C. Multi-Granularity Discrepancy Expert (MGDE)

Goal: Unify confusion information from semantic and sample levels.
Mechanism: MGDE utilizes a Mixture-of-Experts (MoE) architecture with two dedicated experts:
1. Semantic Expert: Initialized from the textual embeddings of the generated difference/commonality prompts.
2. Sample Expert: Initialized from the original CLIP FFN embeddings, refined by the SAM features.
Optimization: A lightweight routing network dynamically fuses the outputs of these experts. Additionally, semantic prompt tokens are clustered to create compact, high-discriminative embeddings, mitigating the noise from low-discriminative tokens.

D. Loss Function

The training objective combines the standard contrastive loss with a specialized Confusion-Aware Loss (based on InfoNCE). This loss explicitly optimizes the compatibility between confused image-text pairs, forcing the model to distinguish between samples that are frequently misaligned.

3. Key Contributions

Identification of Fixed Confusion Patterns: The paper establishes that VLM misalignments follow systematic, non-random patterns, providing a new perspective for self-correction.
Confusion-Aware Framework (CAPT): A novel prompt tuning framework that explicitly models relationships between confusable classes and their misaligned samples, allowing the model to "learn from its mistakes."
Multi-Granularity Mining: The introduction of SEM (semantic level) and SAM (sample level) miners, fused via MGDE, enables the model to capture both global semantic ambiguities and local instance-level nuances.
Diff-Manner Adapter: A novel module that dynamically fuses global context and local details to extract representative confusion features.

4. Experimental Results

The authors evaluated CAPT on 11 benchmark datasets (including ImageNet, OxfordPets, StanfordCars, Flowers101, etc.) under Base-to-New, Cross-Dataset, and Few-Shot settings.

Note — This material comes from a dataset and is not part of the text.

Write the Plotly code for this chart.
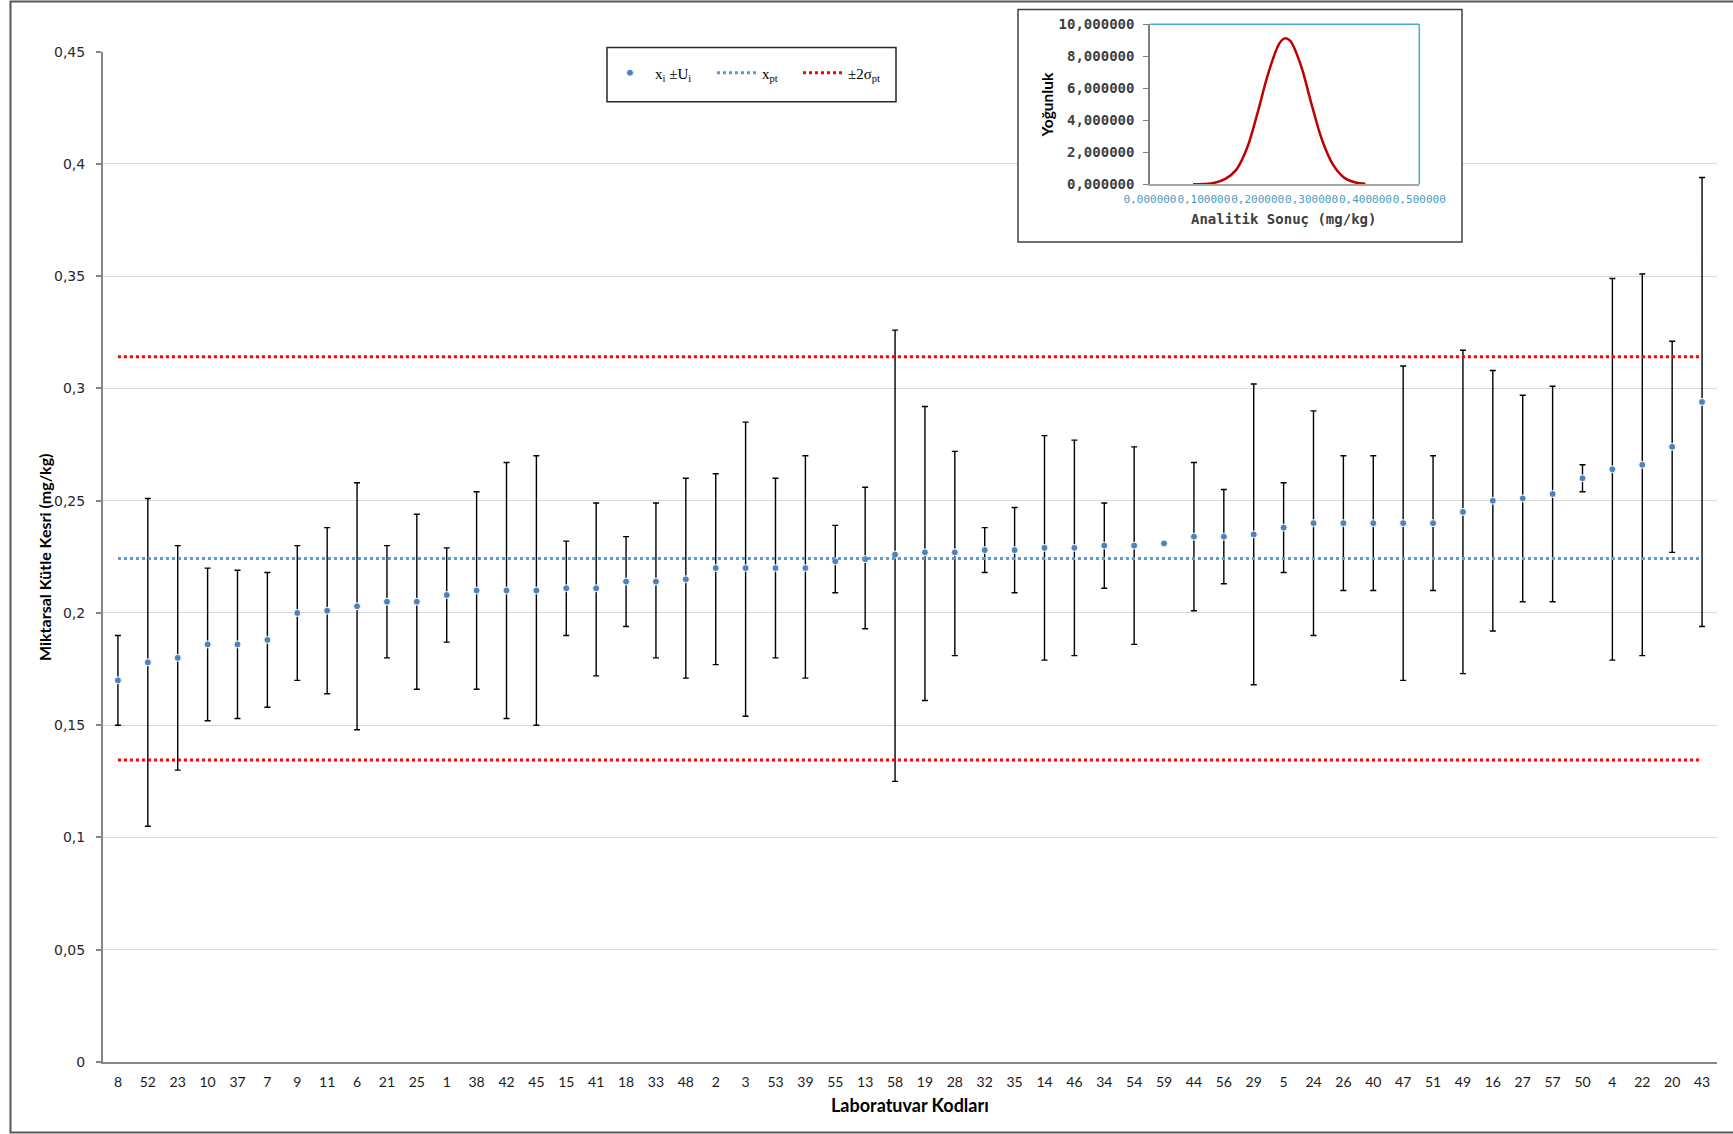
import numpy as np
import plotly.graph_objects as go

# Laboratory codes, ordered by reported result
lab_codes = ["8", "52", "23", "10", "37", "7", "9", "11", "6", "21", "25", "1", "38", "42", "45",
             "15", "41", "18", "33", "48", "2", "3", "53", "39", "55", "13", "58", "19", "28",
             "32", "35", "14", "46", "34", "54", "59", "44", "56", "29", "5", "24", "26", "40", "47",
             "51", "49", "16", "27", "57", "50", "4", "22", "20", "43"]

# Reported mass fractions x_i (mg/kg)
results = [0.170, 0.178, 0.180, 0.186, 0.186, 0.188, 0.200, 0.201, 0.203, 0.205, 0.205, 0.208, 0.210, 0.210, 0.210,
           0.211, 0.211, 0.214, 0.214, 0.215, 0.220, 0.220, 0.220, 0.220, 0.223, 0.224, 0.226, 0.227, 0.227,
           0.228, 0.228, 0.229, 0.229, 0.230, 0.230, 0.231, 0.234, 0.234, 0.235, 0.238, 0.240, 0.240, 0.240, 0.240,
           0.240, 0.245, 0.250, 0.251, 0.253, 0.260, 0.264, 0.266, 0.274, 0.294]

# x_i + U_i and x_i - U_i (lab 59 reported no uncertainty)
upper_bounds = [0.190, 0.251, 0.230, 0.220, 0.219, 0.218, 0.230, 0.238, 0.258, 0.230, 0.244, 0.229, 0.254, 0.267, 0.270,
                0.232, 0.249, 0.234, 0.249, 0.260, 0.262, 0.285, 0.260, 0.270, 0.239, 0.256, 0.326, 0.292, 0.272,
                0.238, 0.247, 0.279, 0.277, 0.249, 0.274, None, 0.267, 0.255, 0.302, 0.258, 0.290, 0.270, 0.270, 0.310,
                0.270, 0.317, 0.308, 0.297, 0.301, 0.266, 0.349, 0.351, 0.321, 0.394]
lower_bounds = [0.150, 0.105, 0.130, 0.152, 0.153, 0.158, 0.170, 0.164, 0.148, 0.180, 0.166, 0.187, 0.166, 0.153, 0.150,
                0.190, 0.172, 0.194, 0.180, 0.171, 0.177, 0.154, 0.180, 0.171, 0.209, 0.193, 0.125, 0.161, 0.181,
                0.218, 0.209, 0.179, 0.181, 0.211, 0.186, None, 0.201, 0.213, 0.168, 0.218, 0.190, 0.210, 0.210, 0.170,
                0.210, 0.173, 0.192, 0.205, 0.205, 0.254, 0.179, 0.181, 0.227, 0.194]

# Assigned value and standard deviation for proficiency assessment
x_pt = 0.2243
sigma_pt = 0.0449

# Main y-axis ticks
y_tick_values = [0, 0.05, 0.10, 0.15, 0.20, 0.25, 0.30, 0.35, 0.40, 0.45]
y_tick_labels = ["0", "0,05", "0,1", "0,15", "0,2", "0,25", "0,3", "0,35", "0,4", "0,45"]

# Inset: density of the analytical result
density_x = [0.08, 0.10, 0.12, 0.14, 0.16, 0.18, 0.20, 0.22, 0.24, 0.25, 0.26, 0.28, 0.30, 0.32, 0.34, 0.36, 0.38, 0.40]
density_y = [0.00, 0.02, 0.10, 0.34, 0.90, 2.25, 4.50, 6.98, 8.79, 9.12, 8.98, 7.44, 5.00, 2.72, 1.21, 0.43, 0.13, 0.03]
inset_x_ticks = [0, 0.1, 0.2, 0.3, 0.4, 0.5]
inset_x_labels = ["0,000000", "0,100000", "0,200000", "0,300000", "0,400000", "0,500000"]
inset_y_ticks = [0, 2, 4, 6, 8, 10]
inset_y_labels = ["0,000000", "2,000000", "4,000000", "6,000000", "8,000000", "10,000000"]

# ---- pixel layout helpers (plot area: x 103..1717, y 0..1062) ----
W, H = 1733, 1134
L, R, B = 103, 1717, 1062


def px(x):
    return (x - L) / (R - L)


def py(y):
    return (B - y) / B


vals = np.array(results, dtype=float)
hi = np.array(upper_bounds, dtype=float)
lo = np.array(lower_bounds, dtype=float)
err_plus = hi - vals
err_minus = vals - lo

fig = go.Figure()

fig.add_trace(go.Scatter(
    x=lab_codes, y=vals, mode="markers",
    name="x<sub>i</sub> ±U<sub>i</sub>", legendwidth=52,
    marker=dict(color="#4F81BD", size=7, line=dict(color="white", width=1)),
    error_y=dict(type="data", symmetric=False, array=err_plus, arrayminus=err_minus,
                 color="black", thickness=1.4, width=3),
    xaxis="x", yaxis="y",
))

fig.add_trace(go.Scatter(
    x=[lab_codes[0], lab_codes[-1]], y=[x_pt, x_pt], mode="lines",
    name="x<sub>pt</sub>", legendwidth=31,
    line=dict(color="#5B9BD5", width=3, dash="dot"),
    xaxis="x", yaxis="y",
))

fig.add_trace(go.Scatter(
    x=[lab_codes[0], lab_codes[-1], None, lab_codes[0], lab_codes[-1]],
    y=[x_pt + 2 * sigma_pt, x_pt + 2 * sigma_pt, None, x_pt - 2 * sigma_pt, x_pt - 2 * sigma_pt],
    mode="lines", connectgaps=False,
    name="±2σ<sub>pt</sub>", legendwidth=40,
    line=dict(color="#FF0000", width=3, dash="dot"),
    xaxis="x", yaxis="y",
))

# empty panel whose white background hides the grid behind the inset
fig.add_trace(go.Scatter(x=[], y=[], xaxis="x2", yaxis="y2", showlegend=False, hoverinfo="skip"))

fig.add_trace(go.Scatter(
    x=density_x, y=density_y, mode="lines", line=dict(color="#C00000", width=2.5, shape="spline"),
    showlegend=False, xaxis="x3", yaxis="y3", hoverinfo="skip",
))

main_top = py(51.7)

fig.update_layout(
    width=W, height=H,
    margin=dict(l=L, r=W - R, t=0, b=H - B, autoexpand=False),
    paper_bgcolor="white", plot_bgcolor="white",
    showlegend=True,
    legend=dict(orientation="h", x=px(605), xanchor="left", y=py(73), yanchor="middle",
                bgcolor="rgba(0,0,0,0)", borderwidth=0,
                font=dict(family="Liberation Serif", size=15, color="black"),
                itemwidth=40, tracegroupgap=0),
    xaxis=dict(domain=[0, 1], anchor="y", type="category", categoryorder="array", categoryarray=lab_codes,
               range=[-0.5, len(lab_codes) - 0.5], automargin=False,
               showline=True, linecolor="#868686", linewidth=2, ticks="", showgrid=False,
               tickangle=0, ticklabelstandoff=6,
               tickfont=dict(family="Lato", size=14, color="#1a1a1a")),
    yaxis=dict(domain=[0, main_top], anchor="x", range=[0, 0.45], automargin=False,
               tickvals=y_tick_values, ticktext=y_tick_labels,
               showline=True, linecolor="#868686", linewidth=2,
               ticks="outside", ticklen=5, tickcolor="#868686", tickwidth=1.5,
               showgrid=True, gridcolor="#D9D9D9", gridwidth=1, zeroline=False,
               ticklabelstandoff=8,
               tickfont=dict(family="DejaVu Sans", size=14, color="#262636")),
    xaxis2=dict(domain=[px(1018), px(1462)], anchor="y2", range=[0, 1], visible=False, automargin=False),
    yaxis2=dict(domain=[py(242), py(9.5)], anchor="x2", range=[0, 1], visible=False, automargin=False),
    xaxis3=dict(domain=[px(1150), px(1419.3)], anchor="y3", range=[0, 0.5], automargin=False,
                tickvals=inset_x_ticks, ticktext=inset_x_labels, tickangle=0,
                showline=True, linecolor="#A6A6A6", linewidth=1.5, ticks="", showgrid=False, zeroline=False,
                ticklabelstandoff=4,
                tickfont=dict(family="DejaVu Sans Mono", size=11, color="#4A9BC0")),
    yaxis3=dict(domain=[py(184.3), py(24.3)], anchor="x3", range=[0, 10], automargin=False,
                tickvals=inset_y_ticks, ticktext=inset_y_labels,
                showline=True, linecolor="#7F7F7F", linewidth=1.5, ticks="outside", ticklen=5,
                tickcolor="#7F7F7F", showgrid=False, zeroline=False, ticklabelstandoff=6,
                tickfont=dict(family="DejaVu Sans Mono", size=14, color="#404040", weight="bold")),
    shapes=[
        # outer frame
        dict(type="rect", xref="paper", yref="paper", x0=px(10.5), x1=px(1745), y0=py(1132.5), y1=py(1.5),
             line=dict(color="#595959", width=2), fillcolor="rgba(0,0,0,0)", layer="above"),
        # legend box
        dict(type="rect", xref="paper", yref="paper", x0=px(607), x1=px(896), y0=py(101.7), y1=py(47.5),
             line=dict(color="#262626", width=1.5), fillcolor="white", layer="above"),
        # inset frame
        dict(type="rect", xref="paper", yref="paper", x0=px(1018), x1=px(1462), y0=py(242), y1=py(9.5),
             line=dict(color="#404040", width=1.5), fillcolor="rgba(0,0,0,0)", layer="above"),
        # inset plot area top and right edges
        dict(type="line", xref="paper", yref="paper", x0=px(1150), x1=px(1419.3), y0=py(24.3), y1=py(24.3),
             line=dict(color="#4BACC6", width=1.5), layer="above"),
        dict(type="line", xref="paper", yref="paper", x0=px(1419.3), x1=px(1419.3), y0=py(184.3), y1=py(24.3),
             line=dict(color="#4BACC6", width=1.5), layer="above"),
    ],
    annotations=[
        dict(text="<b>Laboratuvar Kodları</b>", xref="paper", yref="paper", x=px(909.5), y=py(1105),
             xanchor="center", yanchor="middle", showarrow=False,
             font=dict(family="Lato", size=18, color="black")),
        dict(text="<b>Miktarsal Kütle Kesri (mg/kg)</b>", xref="paper", yref="paper", x=px(44), y=py(557),
             xanchor="center", yanchor="middle", showarrow=False, textangle=-90,
             font=dict(family="Lato", size=16, color="black")),
        dict(text="<b>Yoğunluk</b>", xref="paper", yref="paper", x=px(1046.5), y=py(105),
             xanchor="center", yanchor="middle", showarrow=False, textangle=-90,
             font=dict(family="Lato", size=15.5, color="black")),
        dict(text="<b>Analitik Sonuç (mg/kg)</b>", xref="paper", yref="paper", x=px(1283), y=py(219),
             xanchor="center", yanchor="middle", showarrow=False,
             font=dict(family="DejaVu Sans Mono", size=14, color="#404040")),
    ],
)

fig.write_html("out.html")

Performance: CAPT achieved state-of-the-art results, significantly outperforming baselines like CoOp, MaPLe, and PromptKD.
- Base-to-New: Achieved 87.41% accuracy on base classes and 80.90% on novel classes, with a Harmonic Mean (HM) of 83.90%.
- Cross-Dataset: Demonstrated strong generalization, maintaining high performance when transferring from ImageNet to other domains.
Correction Rate: CAPT successfully resolved 50.72% of confusable sample pairs stored in the Confusion Bank, proving its ability to correct systematic errors.
Ablation Studies:
- Removing either SEM or SAM significantly degraded performance, confirming the necessity of multi-granularity mining.
- Using Pseudo-GT (model's own prediction) for confusion mining was more effective than using Ground Truth, as it better simulates the model's intrinsic bias.
- The Diff-Manner Adapter (combining global and local features) was crucial; using only one type of feature led to performance drops.

5. Significance

Self-Corrective Learning: CAPT shifts the paradigm from merely optimizing alignment to actively identifying and correcting systematic misalignments.
Fine-Grained Discrimination: By explicitly modeling confusion, the method significantly improves the model's ability to distinguish between visually and semantically similar categories, a known weakness in current VLMs.
Efficiency: The method introduces minimal inference overhead (only ~323 FPS increase over baselines) while significantly boosting accuracy, making it practical for real-world deployment.
Generalizability: The approach is robust across diverse domains (objects, scenes, textures, actions) and transfer learning scenarios, suggesting that confusion modeling is a fundamental direction for improving VLM robustness.

In conclusion, CAPT provides a robust solution to the "fixed confusion" problem in Vision-Language Models by leveraging a structured, multi-granularity approach to mine and correct misalignment errors, setting a new benchmark for prompt tuning in fine-grained recognition tasks.